In the wake of the attack, the head of Germany’s Central Council of Jews, Josef Schuster, said Tuesday that he advised people visiting large German cities against wearing yarmulkes, for their own safety.

The assault was condemned at the highest levels of the German government, with Chancellor Angela Merkel promising to respond "with full force" to what statistics show is a growing problem. According to data from Germany’s Anti-Semitism Research and Information Office, the number of anti-Semitic incidents in the German capital increased 60 percent from 2016 to 2017, with 947 cases recorded.

“This is the highest number since we began collecting data,” project director Benjamin Steinitz in a statement. “People in Berlin are confronted on a daily basis with anti-Semitism. On average we find out about two to three incidents a day.” Concerningly, the problem was especially noticeable in schools.

Police said Thursday they had arrested a suspect in the attack, a 19-year-old refugee from Syria. The far-right populist and anti-immigration party, the Alternative for Germany, has seized on the case as proof that the influx of mostly Muslim migrants and refugees since 2015 is bringing a new wave of anti-Semitism. “Germany is the world's leading importer – of Muslim anti-Semitism,” tweeted party co-chairman Jörg Meuthen.

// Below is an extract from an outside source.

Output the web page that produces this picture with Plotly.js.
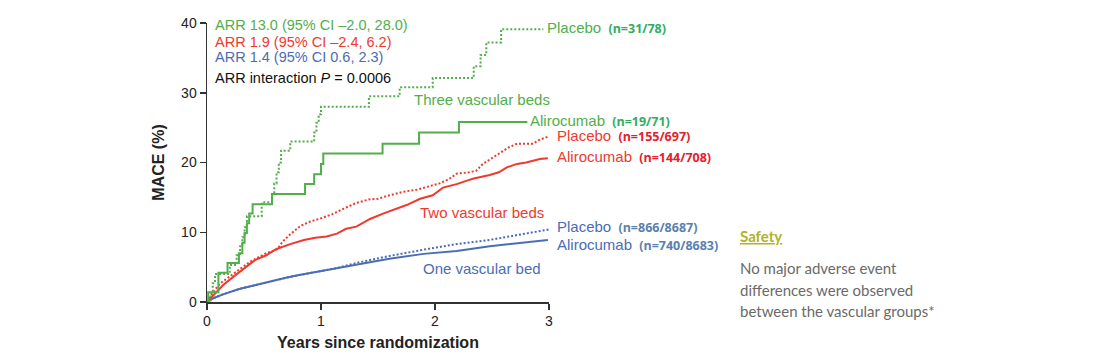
<!DOCTYPE html>
<html><head><meta charset="utf-8">
<script src="https://cdn.plot.ly/plotly-3.0.1.min.js"></script>
<style>html,body{margin:0;padding:0;background:#fff;} #chart{width:1100px;height:360px;}</style>
</head><body><div id="chart"></div>
<script>
// ---- Data (years since randomization, MACE %) ----
const threeAlirX = [0, 0.01, 0.10, 0.18, 0.28, 0.31, 0.33, 0.35, 0.37, 0.40, 0.57, 0.86, 0.94, 1.00, 1.02, 1.54, 1.86, 2.21, 2.81];
const threeAlirY = [0, 1.4, 4.2, 5.6, 7.0, 8.5, 9.9, 11.3, 12.7, 14.0, 15.5, 16.9, 18.3, 19.8, 21.3, 22.7, 24.3, 25.8, 25.8];

const threePlacX = [0, 0.03, 0.05, 0.07, 0.20, 0.26, 0.29, 0.31, 0.33, 0.35, 0.48, 0.57, 0.59, 0.61, 0.63, 0.65, 0.73, 0.94, 0.96, 0.98, 1.00, 1.42, 1.69, 1.98, 2.34, 2.40, 2.45, 2.58, 2.95];
const threePlacY = [0, 1.3, 2.7, 4.0, 5.3, 6.7, 8.0, 9.3, 10.7, 12.3, 14.3, 15.4, 17.0, 18.6, 20.0, 21.7, 23.0, 24.3, 25.7, 26.9, 28.0, 29.5, 30.8, 32.1, 33.8, 35.4, 37.2, 39.1, 39.1];

const twoAlirX = [0, 0.05, 0.14, 0.23, 0.32, 0.42, 0.52, 0.61, 0.73, 0.85, 0.95, 1.05, 1.14, 1.22, 1.31, 1.43, 1.55, 1.66, 1.75, 1.87, 1.98, 2.07, 2.19, 2.28, 2.34, 2.48, 2.56, 2.63, 2.72, 2.80, 2.86, 2.92, 2.99];
const twoAlirY = [0, 0.9, 2.4, 3.6, 4.8, 6.0, 6.7, 7.6, 8.3, 8.9, 9.2, 9.4, 9.8, 10.5, 10.8, 11.9, 12.7, 13.3, 13.9, 14.8, 15.3, 16.4, 16.9, 17.4, 17.7, 18.2, 18.6, 19.3, 19.8, 20.0, 20.3, 20.5, 20.6];

const twoPlacX = [0, 0.05, 0.11, 0.23, 0.38, 0.52, 0.62, 0.66, 0.73, 0.82, 0.90, 1.00, 1.10, 1.20, 1.31, 1.42, 1.50, 1.60, 1.72, 1.84, 1.95, 2.04, 2.12, 2.19, 2.30, 2.36, 2.42, 2.50, 2.57, 2.65, 2.72, 2.80, 2.86, 2.91, 2.99];
const twoPlacY = [0, 1.3, 2.6, 4.0, 5.8, 7.0, 7.6, 8.6, 9.7, 10.9, 11.5, 12.0, 12.6, 13.4, 14.2, 14.7, 14.8, 15.3, 15.8, 16.1, 16.6, 17.0, 17.6, 18.4, 18.6, 18.8, 19.8, 20.6, 21.3, 22.2, 22.7, 22.7, 22.7, 23.2, 23.7];

const oneAlirX = [0, 0.05, 0.14, 0.29, 0.42, 0.55, 0.70, 0.82, 1.02, 1.31, 1.60, 1.90, 2.19, 2.48, 2.77, 2.99];
const oneAlirY = [0, 0.5, 1.1, 1.9, 2.4, 2.95, 3.5, 3.9, 4.5, 5.4, 6.2, 6.9, 7.3, 8.0, 8.5, 8.9];

const onePlacX = [0, 0.05, 0.14, 0.29, 0.42, 0.55, 0.70, 0.82, 1.02, 1.12, 1.31, 1.60, 1.90, 2.19, 2.48, 2.77, 3.00];
const onePlacY = [0, 0.5, 1.1, 1.9, 2.4, 2.95, 3.5, 3.9, 4.5, 4.8, 5.6, 6.6, 7.5, 8.3, 8.9, 9.7, 10.4];

const xTicks = [0, 1, 2, 3];
const yTicks = [0, 10, 20, 30, 40];

const arrLines = ['ARR 13.0 (95% CI \u20132.0, 28.0)', 'ARR 1.9 (95% CI \u20132.4, 6.2)', 'ARR 1.4 (95% CI 0.6, 2.3)', 'ARR interaction <i>P</i> = 0.0006'];
const groupNames = ['Three vascular beds', 'Two vascular beds', 'One vascular bed'];
const armLabels = [['Placebo', '(n=31/78)'], ['Alirocumab', '(n=19/71)'], ['Placebo', '(n=155/697)'], ['Alirocumab', '(n=144/708)'], ['Placebo', '(n=866/8687)'], ['Alirocumab', '(n=740/8683)']];
const safetyTitle = 'Safety';
const safetyLines = ['No major adverse event', 'differences were observed', 'between the vascular groups*'];

// ---- Styling ----
const GREEN = '#52ae4b', RED = '#ee3a2e', BLUE = '#4a6db5';
const GREEN_N = '#2fae62', RED_N = '#e3202c', BLUE_N = '#5a7fae';
const L = 207, R = 549, T = 23, B = 302;
const pxX = p => (p - L) / (R - L);
const pxY = p => (B - p) / (B - T);
const ARIAL = 'Liberation Sans, Arial, sans-serif';

function tr(x, y, color, dotted, shape) {
  return {x: x, y: y, type: 'scatter', mode: 'lines', hoverinfo: 'skip', cliponaxis: false,
    line: {color: color, width: 2, shape: shape, dash: dotted ? '2px,2px' : 'solid'}};
}
const data = [
  tr(oneAlirX, oneAlirY, BLUE, false, 'linear'),
  tr(onePlacX, onePlacY, BLUE, true, 'linear'),
  tr(twoAlirX, twoAlirY, RED, false, 'linear'),
  tr(twoPlacX, twoPlacY, RED, true, 'linear'),
  tr(threeAlirX, threeAlirY, GREEN, false, 'hv'),
  tr(threePlacX, threePlacY, GREEN, true, 'hv')
];

function ann(xp, yp, text, size, color, family, anchor) {
  return {xref: 'paper', yref: 'paper', x: pxX(xp), y: pxY(yp), text: text, showarrow: false,
    xanchor: anchor || 'left', yanchor: 'middle', align: 'left',
    font: {size: size, color: color, family: family || ARIAL}};
}
const annotations = [];
const arrColors = [GREEN, RED, BLUE, '#111'];
const arrY = [25, 42, 57, 78];
arrLines.forEach((t, i) => annotations.push(ann(213, arrY[i], t, 14.5, arrColors[i])));
const gPos = [[412, 99, GREEN], [418, 212, RED], [421, 268, BLUE]];
groupNames.forEach((t, i) => annotations.push(ann(gPos[i][0], gPos[i][1], t, 15, gPos[i][2])));
const aPos = [[545, 28, GREEN, GREEN_N], [528, 121, GREEN, GREEN_N], [555, 136, RED, RED_N], [555, 157, RED, RED_N], [555, 227, BLUE, BLUE_N], [555, 245, BLUE, BLUE_N]];
armLabels.forEach((a, i) => annotations.push(ann(aPos[i][0], aPos[i][1],
  a[0] + ' \u2009<span style="font-family:Open Sans, sans-serif;font-size:12.5px;color:' + aPos[i][3] + '"><b>' + a[1] + '</b></span>',
  15, aPos[i][2])));
annotations.push(ann(738, 236, '<b><u>' + safetyTitle + '</u></b>', 15, '#b0b22a', 'Lato, sans-serif'));
const sY = [268, 290, 311];
safetyLines.forEach((t, i) => annotations.push(ann(738, sY[i], t, 15, '#6a6a6a', 'Lato, sans-serif')));

const layout = {
  width: 1100, height: 360,
  margin: {l: L, r: 1100 - R, t: T, b: 360 - B},
  paper_bgcolor: '#fff', plot_bgcolor: '#fff',
  showlegend: false,
  xaxis: {range: [0, 3], tickvals: xTicks, ticktext: xTicks.map(String), showgrid: false, zeroline: false,
    showline: true, linecolor: '#333', linewidth: 1.5, ticks: 'outside', ticklen: 6, tickwidth: 1.5, tickcolor: '#333',
    tickfont: {size: 14, family: ARIAL, color: '#222'},
    title: {text: '<b>Years since randomization</b>', font: {size: 16, family: ARIAL, color: '#222'}, standoff: 8}},
  yaxis: {range: [0, 40], tickvals: yTicks, ticktext: yTicks.map(String), showgrid: false, zeroline: false,
    showline: true, linecolor: '#333', linewidth: 1.5, ticks: 'outside', ticklen: 6, tickwidth: 1.5, tickcolor: '#333',
    tickfont: {size: 14, family: ARIAL, color: '#222'},
    title: {text: '<b>MACE (%)</b>', font: {size: 16, family: ARIAL, color: '#222'}, standoff: 12}},
  annotations: annotations
};
Plotly.newPlot('chart', data, layout, {staticPlot: true, displayModeBar: false});
</script>
</body></html>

But Merkel and anti-Semitism researchers have pushed back against this argument, with the German leader cautioning that anti-Semitism was found throughout society. “The problem didn't start in 2015,” Steinitz told German broadcaster DW.

It came to light that neither of the victims in the April 17 attack were Jewish, but had donned the yarmulke in a bid to prove a point to a friend that the city wasn’t as anti-Semitic as people said.